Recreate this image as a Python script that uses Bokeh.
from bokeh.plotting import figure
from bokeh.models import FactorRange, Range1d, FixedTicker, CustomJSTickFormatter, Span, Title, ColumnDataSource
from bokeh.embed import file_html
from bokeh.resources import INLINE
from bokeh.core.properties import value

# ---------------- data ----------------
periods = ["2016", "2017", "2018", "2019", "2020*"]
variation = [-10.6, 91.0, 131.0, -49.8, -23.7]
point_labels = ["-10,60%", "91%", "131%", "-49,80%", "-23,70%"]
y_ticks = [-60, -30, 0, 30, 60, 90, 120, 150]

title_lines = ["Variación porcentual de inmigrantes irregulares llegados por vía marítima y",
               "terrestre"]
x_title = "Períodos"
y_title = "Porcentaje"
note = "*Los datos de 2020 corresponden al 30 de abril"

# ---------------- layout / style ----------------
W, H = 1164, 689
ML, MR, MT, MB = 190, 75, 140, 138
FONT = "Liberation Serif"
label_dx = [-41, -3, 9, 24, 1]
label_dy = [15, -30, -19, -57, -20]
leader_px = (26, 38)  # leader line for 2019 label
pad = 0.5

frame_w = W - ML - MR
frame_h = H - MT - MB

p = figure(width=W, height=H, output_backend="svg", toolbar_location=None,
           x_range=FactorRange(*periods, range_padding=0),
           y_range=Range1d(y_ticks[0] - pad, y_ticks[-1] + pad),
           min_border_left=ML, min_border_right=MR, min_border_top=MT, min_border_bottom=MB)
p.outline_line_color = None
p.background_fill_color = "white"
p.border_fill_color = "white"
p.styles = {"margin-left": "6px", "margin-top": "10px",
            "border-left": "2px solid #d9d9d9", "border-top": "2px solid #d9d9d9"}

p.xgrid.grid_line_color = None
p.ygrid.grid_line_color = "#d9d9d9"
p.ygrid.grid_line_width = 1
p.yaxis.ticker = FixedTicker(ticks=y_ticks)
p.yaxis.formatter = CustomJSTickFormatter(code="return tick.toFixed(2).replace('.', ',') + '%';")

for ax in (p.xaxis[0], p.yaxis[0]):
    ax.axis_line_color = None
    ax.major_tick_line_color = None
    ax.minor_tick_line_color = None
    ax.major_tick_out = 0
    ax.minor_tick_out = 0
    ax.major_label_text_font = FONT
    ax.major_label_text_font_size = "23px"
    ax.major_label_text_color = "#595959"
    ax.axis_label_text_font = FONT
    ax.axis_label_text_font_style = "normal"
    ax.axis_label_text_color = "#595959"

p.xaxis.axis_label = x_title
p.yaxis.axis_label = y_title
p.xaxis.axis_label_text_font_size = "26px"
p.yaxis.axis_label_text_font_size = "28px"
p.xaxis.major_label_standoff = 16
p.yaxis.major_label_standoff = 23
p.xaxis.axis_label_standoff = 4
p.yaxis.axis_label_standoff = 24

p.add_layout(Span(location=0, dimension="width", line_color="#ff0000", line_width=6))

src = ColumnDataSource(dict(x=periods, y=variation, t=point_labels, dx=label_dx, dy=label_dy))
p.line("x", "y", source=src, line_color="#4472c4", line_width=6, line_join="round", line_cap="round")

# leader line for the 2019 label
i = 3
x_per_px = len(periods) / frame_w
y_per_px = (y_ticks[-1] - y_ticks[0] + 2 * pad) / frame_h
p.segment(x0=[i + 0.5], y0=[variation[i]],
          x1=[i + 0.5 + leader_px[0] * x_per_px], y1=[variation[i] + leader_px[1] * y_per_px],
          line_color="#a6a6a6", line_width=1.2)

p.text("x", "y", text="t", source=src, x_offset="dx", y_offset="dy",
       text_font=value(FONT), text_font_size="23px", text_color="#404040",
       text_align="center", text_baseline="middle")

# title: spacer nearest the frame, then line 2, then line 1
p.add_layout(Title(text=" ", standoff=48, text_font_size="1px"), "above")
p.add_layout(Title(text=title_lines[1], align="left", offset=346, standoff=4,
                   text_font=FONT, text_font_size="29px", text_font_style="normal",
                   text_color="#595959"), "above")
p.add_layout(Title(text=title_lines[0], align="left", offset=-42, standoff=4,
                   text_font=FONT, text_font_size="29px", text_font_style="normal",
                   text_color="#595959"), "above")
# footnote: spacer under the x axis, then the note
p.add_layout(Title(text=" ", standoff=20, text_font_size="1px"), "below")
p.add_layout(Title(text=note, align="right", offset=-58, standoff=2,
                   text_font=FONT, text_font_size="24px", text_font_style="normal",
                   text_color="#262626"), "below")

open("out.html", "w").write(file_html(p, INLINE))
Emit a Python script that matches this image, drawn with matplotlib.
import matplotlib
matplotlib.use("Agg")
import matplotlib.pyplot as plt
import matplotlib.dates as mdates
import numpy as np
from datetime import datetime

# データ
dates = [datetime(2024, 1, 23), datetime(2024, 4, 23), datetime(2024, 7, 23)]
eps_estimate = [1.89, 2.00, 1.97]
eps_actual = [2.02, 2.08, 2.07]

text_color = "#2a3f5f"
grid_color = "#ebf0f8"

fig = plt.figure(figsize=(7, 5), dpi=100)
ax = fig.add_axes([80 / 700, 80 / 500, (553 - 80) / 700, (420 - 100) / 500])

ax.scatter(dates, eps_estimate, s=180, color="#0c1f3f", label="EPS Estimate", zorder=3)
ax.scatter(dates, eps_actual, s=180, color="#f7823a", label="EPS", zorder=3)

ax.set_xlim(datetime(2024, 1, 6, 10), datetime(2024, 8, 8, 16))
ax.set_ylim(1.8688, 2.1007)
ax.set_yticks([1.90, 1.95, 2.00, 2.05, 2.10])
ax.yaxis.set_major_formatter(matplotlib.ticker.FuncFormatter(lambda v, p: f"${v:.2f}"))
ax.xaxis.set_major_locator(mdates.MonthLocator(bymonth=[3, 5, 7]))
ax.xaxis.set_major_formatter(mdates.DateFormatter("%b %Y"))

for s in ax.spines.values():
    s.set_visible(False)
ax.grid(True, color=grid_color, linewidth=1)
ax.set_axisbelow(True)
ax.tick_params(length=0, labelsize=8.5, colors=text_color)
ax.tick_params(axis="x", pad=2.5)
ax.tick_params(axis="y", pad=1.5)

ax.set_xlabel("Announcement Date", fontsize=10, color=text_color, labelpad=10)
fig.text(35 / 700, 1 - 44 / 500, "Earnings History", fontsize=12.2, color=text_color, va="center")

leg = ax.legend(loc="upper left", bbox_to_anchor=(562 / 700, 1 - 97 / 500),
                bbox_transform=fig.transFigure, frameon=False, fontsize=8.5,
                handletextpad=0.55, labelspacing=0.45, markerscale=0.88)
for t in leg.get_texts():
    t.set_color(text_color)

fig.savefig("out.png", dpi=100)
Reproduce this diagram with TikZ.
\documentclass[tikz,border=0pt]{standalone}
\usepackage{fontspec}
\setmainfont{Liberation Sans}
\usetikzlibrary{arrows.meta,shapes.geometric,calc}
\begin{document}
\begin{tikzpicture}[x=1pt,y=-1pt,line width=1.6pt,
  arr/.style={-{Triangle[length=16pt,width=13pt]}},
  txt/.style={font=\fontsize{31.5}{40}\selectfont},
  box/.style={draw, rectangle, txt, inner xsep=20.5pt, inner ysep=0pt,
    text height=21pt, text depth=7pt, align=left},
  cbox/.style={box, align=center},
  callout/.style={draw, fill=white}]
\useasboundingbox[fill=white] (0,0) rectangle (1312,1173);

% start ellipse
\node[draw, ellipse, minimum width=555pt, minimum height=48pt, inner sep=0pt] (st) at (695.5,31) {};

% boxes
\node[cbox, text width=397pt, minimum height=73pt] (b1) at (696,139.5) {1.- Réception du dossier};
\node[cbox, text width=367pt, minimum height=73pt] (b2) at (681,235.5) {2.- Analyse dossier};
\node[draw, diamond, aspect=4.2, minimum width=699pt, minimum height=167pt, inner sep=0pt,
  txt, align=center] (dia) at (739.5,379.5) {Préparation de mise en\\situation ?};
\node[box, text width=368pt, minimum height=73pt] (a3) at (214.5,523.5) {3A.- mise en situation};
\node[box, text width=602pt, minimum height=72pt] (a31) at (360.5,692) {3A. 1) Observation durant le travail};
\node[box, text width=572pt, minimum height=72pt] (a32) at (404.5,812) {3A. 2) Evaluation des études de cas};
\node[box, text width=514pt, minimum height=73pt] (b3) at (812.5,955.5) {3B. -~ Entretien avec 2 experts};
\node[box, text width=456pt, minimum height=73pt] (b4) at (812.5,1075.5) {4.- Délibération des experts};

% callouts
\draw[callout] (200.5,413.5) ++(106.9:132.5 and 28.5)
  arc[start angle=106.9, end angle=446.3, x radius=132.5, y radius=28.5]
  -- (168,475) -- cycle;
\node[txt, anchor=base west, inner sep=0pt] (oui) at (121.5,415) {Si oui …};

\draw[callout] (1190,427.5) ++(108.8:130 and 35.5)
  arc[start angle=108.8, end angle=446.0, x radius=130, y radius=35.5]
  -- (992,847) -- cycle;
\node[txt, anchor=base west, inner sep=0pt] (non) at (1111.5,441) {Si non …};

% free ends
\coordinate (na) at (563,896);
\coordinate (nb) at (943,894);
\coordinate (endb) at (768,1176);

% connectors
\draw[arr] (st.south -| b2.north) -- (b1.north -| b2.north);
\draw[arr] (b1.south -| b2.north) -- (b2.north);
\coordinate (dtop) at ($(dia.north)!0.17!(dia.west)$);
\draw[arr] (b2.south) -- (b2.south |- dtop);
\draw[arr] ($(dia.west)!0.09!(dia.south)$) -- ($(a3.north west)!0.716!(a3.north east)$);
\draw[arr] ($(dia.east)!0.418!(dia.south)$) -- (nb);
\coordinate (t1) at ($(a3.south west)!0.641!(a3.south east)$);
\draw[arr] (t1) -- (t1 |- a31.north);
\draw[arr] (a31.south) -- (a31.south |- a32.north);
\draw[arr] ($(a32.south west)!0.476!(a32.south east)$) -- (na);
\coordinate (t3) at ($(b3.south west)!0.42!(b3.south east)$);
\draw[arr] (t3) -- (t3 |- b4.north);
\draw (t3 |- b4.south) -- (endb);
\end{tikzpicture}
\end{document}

**Short task:**
Only the number is wanted: how many lines in the entries above contain the word "matplotlib"?

**Answer in full:**
6